Deep Botanical Direction Best Visual Effect in Winter Mood Created Works Especially Well In
Forest-green foliage Soft absorption of cool light Cozy, grounded Living rooms, dining spaces
Dark floral botanicals Depth softened by detail Intimate, romantic Bedrooms, lounges
Blue-green leaves Balanced richness Calm, refined Offices, reading corners
Shadowy botanical silhouettes High contrast and drama Cocooned, statement Feature walls, entry moments

This makes it easier to choose a palette based on how you want winter to feel in the room, not just how you want it to look.

Making Small Winter Rooms Feel Warm Without Closing Them In

In compact spaces, deep botanical wallpaper feels best when it’s used like a design “anchor” rather than a full-room wrap. A single wall behind a sofa, bed, or dining nook adds instant warmth and depth, while the remaining walls stay lighter so the room still breathes. This contrast keeps the space feeling open, but no longer chilly or unfinished—especially in winter light that can make pale rooms feel stark.

Vertical botanical layouts are a smart winter trick for small rooms because they quietly stretch the eye upward. When stems, leaves, or panel-like motifs run vertically, ceilings appear taller and the room feels less boxed-in, even if the palette is deep.

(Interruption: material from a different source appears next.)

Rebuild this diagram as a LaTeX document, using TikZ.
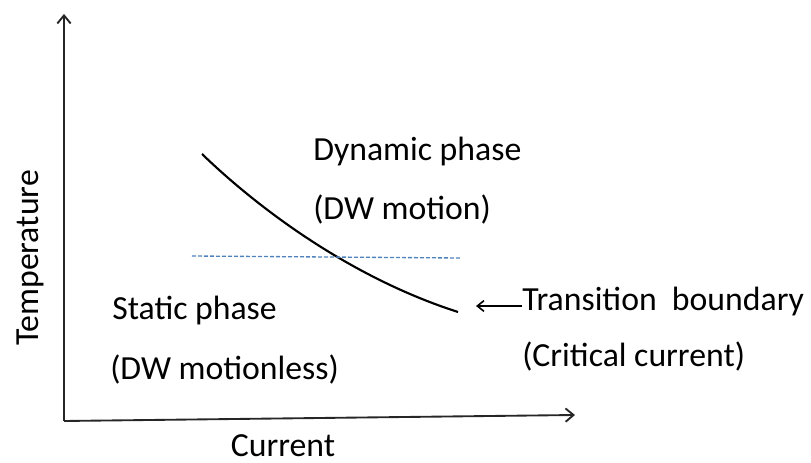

Pair that with a light ceiling and a softly reflective floor finish, and the wallpaper reads as elegant depth instead of visual weight.

A reliable shortcut is “lift and glow”: choose furniture with visible legs (so the floor line stays open) and keep finishes warm—oak, walnut, cane, brushed brass, and soft cream textiles. This prevents the darker wall from swallowing light and instead turns it into a cozy backdrop that makes the whole room feel more intimate. If winter daylight is limited, placing a mirror opposite the wallpaper and using two warm lamps at different heights can multiply the gentle glow without making the space feel overly bright.

Deep Botanical Variations That Suit Different Winter Styles

If your winter mood is candlelit and refined, Dark Botanical Wallpaper creates that “evening lounge” richness where the room feels wrapped, not weighed down. The key is letting the pattern do the atmosphere while you keep the rest of the palette simple—warm neutrals, one or two metals, and soft textures that catch light.

For homes that lean classic, layered, and timeless, Vintage Botanical Wallpaper offers warmth through heritage tones and softer detailing. It brings that collected, lived-in comfort that suits winter especially well, because the design feels gentle even when the colours are deep. Pair it with aged wood, linen-look curtains, and ceramic accents for a natural, relaxed finish.

If you want winter warmth that still feels fresh and restorative, Green Botanical Wallpaper keeps the room grounded without pushing it into dramatic territory. Olive, moss, and evergreen undertones read naturally cozy, especially beside warm wood and creamy textiles, making smaller spaces feel balanced rather than dark.

Choosing the variation is less about trends and more about the emotional tone you want the room to hold each evening—cocooned and luxe, softly nostalgic, or calm and nature-grounded.

Frequently Asked Questions

Do deep botanical palettes make rooms feel darker in winter?

They can, but that’s often the cozy advantage. With layered lighting, deep botanicals feel warm and dimensional rather than dim.

Are botanical walls too busy for winter interiors?

Not when the palette is deep and balanced. Layered foliage patterns often replace the need for extra seasonal décor.

Can deep botanicals look modern instead of traditional?

Yes. When furniture lines stay clean and décor remains edited, botanical wallpaper reads like organic texture rather than ornament.

What colours pair best with deep botanicals in winter?

Cream, warm taupe, muted rust, soft camel, and warm wood tones keep the room welcoming while letting the wallpaper stay rich.

Final Thoughts

Turning winter interiors warm with deep botanical color palettes is one of the most natural ways to make a home feel comforting during colder months. Botanical wallpaper adds depth that softens winter light, strengthens atmosphere, and makes everyday rooms feel more settled by evening. With the right undertones, layered textures, and warm lighting, the space feels cozy without being seasonal, and stylish without needing extra décor.